В XIX веке, помимо культа композитора и культа гения появился еще и культ шедевра. Это ужасно: выделять из множества музыки несколько нравящихся публике произведений, которые повторяются в концертах раз от раза! Мы идем в концертный зал, берем программу абонементов и видим одни и те же произведения, особенно, если в городе много оркестров, как в Москве… Все по кругу играют Первый концерт Чайковского, Второй концерт Рахманинова, три симфонии Бетховена (просто по анекдоту, в котором Бетховен написал три симфонии: Пятую, Седьмую и Девятую)… И ничего другого будто бы не существует.

– В репертуаре Вашего ансамбля, очевидно, достаточно новинок?

В концертах «L’Esprit du vent» или оркестра «Pratum Integrum» почти каждый раз есть премьерное сочинение. Уже очевидно, что публике это чрезвычайно интересно, это вызывает живую реакцию. Интерес к новинкам не исчерпаем, а нашим «новинкам» 300 лет! Об этой музыке в свое время благополучно забыли. В итоге перед нами ужасно однобокая картина. Из всего Моцарта мы знаем процентов двадцать, не больше. Да, Мендельсон «раскопал обратно» Баха, вернул нам «Страсти», но основное баховское наследие – кантаты – озвучивается чрезвычайно редко…

– Почему?

Романтики искали в этой музыке близкое себе. «Страсти» и «Месса» Баха воспринимались ими как нечто монументальное, как та музыка, которую они писали сами. Они вводили в нее большой состав, облекали в знакомую форму – и исполняли баховскую музыку так же, как свою собственную. Они привыкли работать с хором и оркестром в сто человек – и этими монументальными средствам воспроизводили, по сути, камерные сочинения… Мне кажется, в наследии Баха их смутили размеры сочинений, и они взяли то, что лежало на поверхности. Да, эти произведения действительно грандиозны, но совсем в другом смысле.

– И как же теперь быть со всем этим «наследием» романтизма?

Многие оркестры и дирижеры настаивают, что они именно наследники великой романтической традиции. Да, в консервации, застывшей форме романтического концерта прослеживается некая своя традиция, но это ошибка, потому что музыка меняется чрезвычайно быстро. Даже то, как играли ту же старинную музыку 30 лет назад, уже не так актуально сейчас.

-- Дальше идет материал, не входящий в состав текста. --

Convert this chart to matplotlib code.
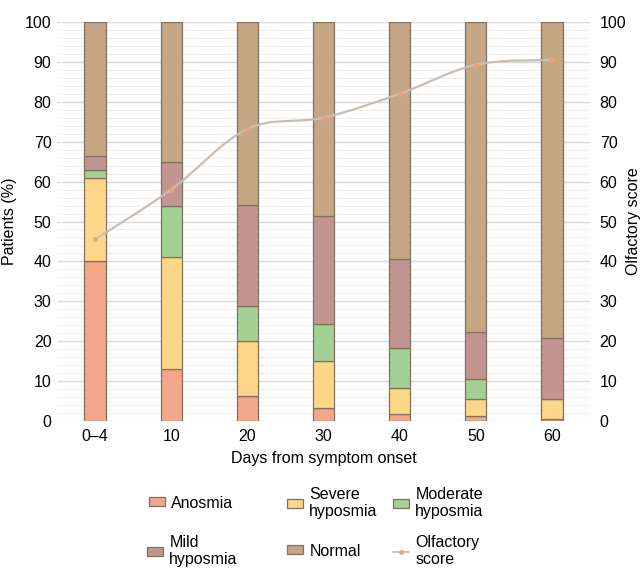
import numpy as np
import matplotlib
matplotlib.use("Agg")
import matplotlib.pyplot as plt
from matplotlib.path import Path
from matplotlib.patches import PathPatch
from matplotlib.lines import Line2D

plt.rcParams['font.family'] = ['Liberation Sans', 'DejaVu Sans']

categories = ["0\u20134", "10", "20", "30", "40", "50", "60"]
anosmia = [40.0, 13.0, 6.3, 3.3, 1.8, 1.2, 0.6]
severe = [21.0, 28.0, 13.8, 11.8, 6.5, 4.4, 5.0]
moderate = [2.0, 13.0, 8.6, 9.3, 10.1, 5.0, 0.0]
mild = [3.5, 11.0, 25.5, 27.0, 22.1, 11.7, 15.2]
normal = [33.5, 35.0, 45.8, 48.6, 59.5, 77.7, 79.2]
olfactory = [45.5, 58.0, 73.2, 76.0, 82.0, 89.3, 90.5]

series = [("Anosmia", anosmia, "#f3a689"),
          ("Severe\nhyposmia", severe, "#fdd687"),
          ("Moderate\nhyposmia", moderate, "#a3d193"),
          ("Mild\nhyposmia", mild, "#c39590"),
          ("Normal", normal, "#c4a684")]

FS = 11.5
fig = plt.figure(figsize=(6.41, 5.71), dpi=100)
ax = fig.add_axes([57/641, 1-421/571, 533/641, 399/571])
x = np.arange(len(categories))

bottom = np.zeros(len(categories))
handles = {}
for name, vals, col in series:
    v = np.array(vals)
    bars = ax.bar(x, v, 0.28, bottom=bottom, color=col, edgecolor="#7f7060",
                  linewidth=0.9, zorder=3)
    handles[name] = bars
    bottom += v

ax.set_xlim(-0.5, 6.5)
ax.set_ylim(0, 100)
ax.set_yticks(np.arange(0, 101, 10))
ax.set_yticks(np.arange(0, 101, 2), minor=True)
ax.grid(axis='y', which='major', color='#d9d9d9', linewidth=1.0, zorder=0)
ax.grid(axis='y', which='minor', color='#eeeeee', linewidth=0.8, zorder=0)
ax.set_xticks(x)
ax.set_xticklabels(categories)
ax.tick_params(axis='both', which='both', length=0, labelsize=FS, pad=4)
ax.tick_params(axis='x', pad=6)
for s in ax.spines.values():
    s.set_visible(False)
ax.set_ylabel("Patients (%)", fontsize=FS)
ax.yaxis.set_label_coords(-40/533, 0.5)
ax.set_xlabel("Days from symptom onset", fontsize=FS, labelpad=5)

ax2 = ax.twinx()
ax2.set_ylim(0, 100)
ax2.set_yticks(np.arange(0, 101, 10))
ax2.tick_params(axis='y', which='both', length=0, labelsize=FS, pad=7)
for s in ax2.spines.values():
    s.set_visible(False)
ax2.set_ylabel("Olfactory score", fontsize=FS)
ax2.yaxis.set_label_coords((626 - 57)/533, 0.5)

# smooth line (Catmull-Rom -> cubic Bezier) through data points
px = x.astype(float)
py = np.array(olfactory, dtype=float)
verts = [(px[0], py[0])]
codes = [Path.MOVETO]
n = len(px)
for i in range(n - 1):
    p0 = (px[max(i-1, 0)], py[max(i-1, 0)])
    p1 = (px[i], py[i])
    p2 = (px[i+1], py[i+1])
    p3 = (px[min(i+2, n-1)], py[min(i+2, n-1)])
    c1 = (p1[0] + (p2[0]-p0[0])/6, p1[1] + (p2[1]-p0[1])/6)
    c2 = (p2[0] - (p3[0]-p1[0])/6, p2[1] - (p3[1]-p1[1])/6)
    verts += [c1, c2, p2]
    codes += [Path.CURVE4]*3
ax2.add_patch(PathPatch(Path(verts, codes), facecolor='none',
                        edgecolor='#c9beb4', linewidth=1.6, zorder=4))
ax2.plot(px, py, linestyle='none', marker='o', markersize=2.5,
         color='#e9a27a', zorder=5)

line_handle = Line2D([0], [0], color='#c9beb4', linewidth=1.3, marker='o',
                     markersize=2.5, markerfacecolor='#e9a27a',
                     markeredgecolor='#e9a27a')

def add_leg(h, label, xpos, ypos):
    leg = fig.legend([h], [label], loc='center left',
                     bbox_to_anchor=(xpos/641, 1-ypos/571),
                     frameon=False, fontsize=FS, handlelength=1.0,
                     handleheight=0.5, handletextpad=0.4,
                     borderaxespad=0, borderpad=0, labelspacing=0)
    return leg

add_leg(handles["Anosmia"], "Anosmia", 149, 503)
add_leg(handles["Severe\nhyposmia"], "Severe\nhyposmia", 287, 503)
add_leg(handles["Moderate\nhyposmia"], "Moderate\nhyposmia", 393, 503)
add_leg(handles["Mild\nhyposmia"], "Mild\nhyposmia", 147, 551)
add_leg(handles["Normal"], "Normal", 287, 551)
add_leg(line_handle, "Olfactory\nscore", 393, 551)

fig.savefig("out.png", dpi=100)
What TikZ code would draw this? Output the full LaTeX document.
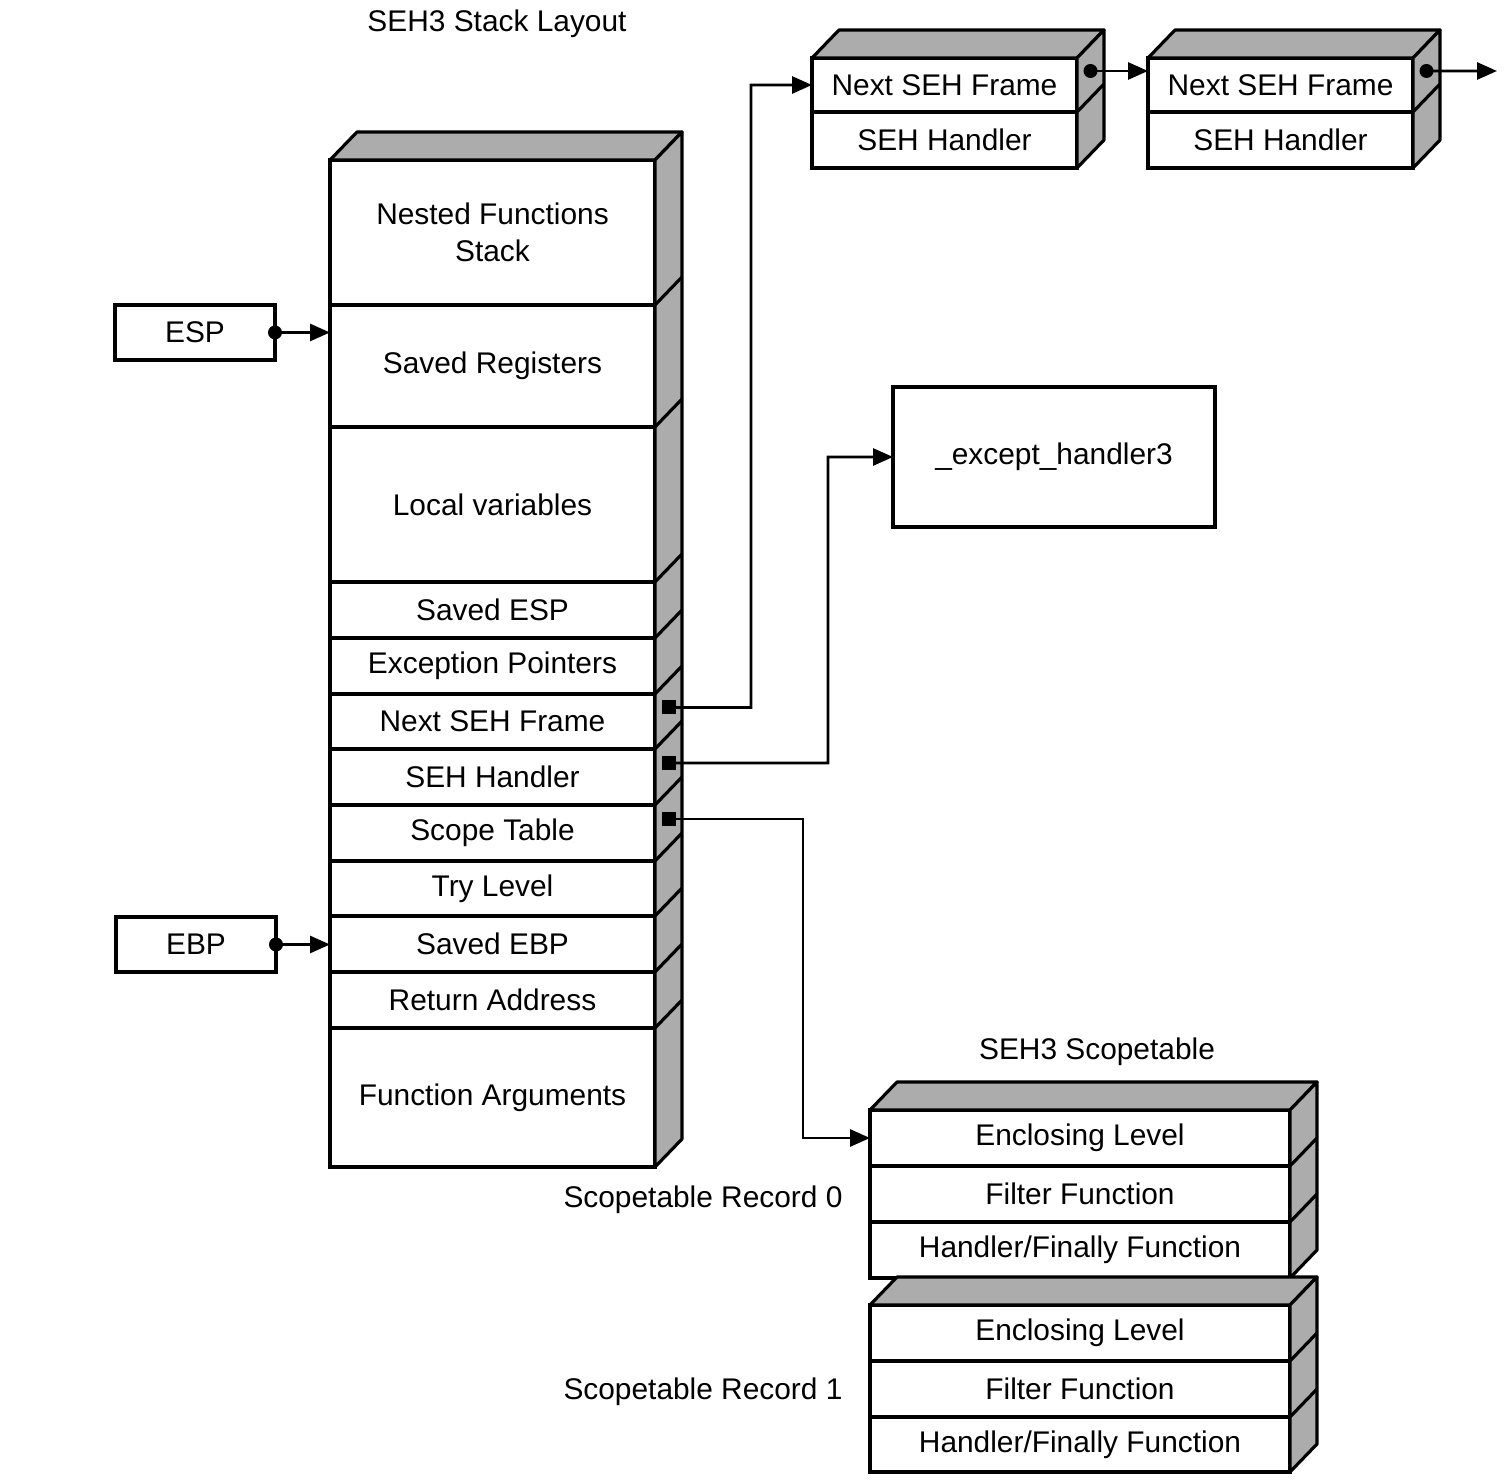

Это касается и самой романтической музыки: можно послушать записи, которым уже сто лет, и убедиться, что на них та же музыка звучит совершенно по-другому. Причем многие дирижеры и исполнители скажут, что это ужасно безвкусно. Таким образом, за сто лет уже появился некий новый, модернистский стиль исполнения произведений XIX века, который заменил собой романтический. Сохранять романтическую традицию – все равно, что пытаться удержать воду в пальцах! Похоже, уже имеет смысл снимать «наслоения» поздних манер и интерпретаций XX века с самой романтической музыки!

– Есть рецепт?

А рецепт простой: изучать исторические источники и трактаты, осваивать инструменты всех эпох и правильные способы и манеру игры на них, расширять репертуар, делать разнообразные программы. Сочетать в них популярные и неизвестные произведения: например, соль-минорная симфония Моцарта и соль-минорная симфония Антонио Розетти. Чтобы составить полную картину любой эпохи – барокко ли, романтизма – нужно узнать, кто творил рядом с уже известными нам композиторами. Часто бывает, что это гениальная музыка, просто композитор мало прожил, как Перголези, например... Нужно искать, пытливо искать!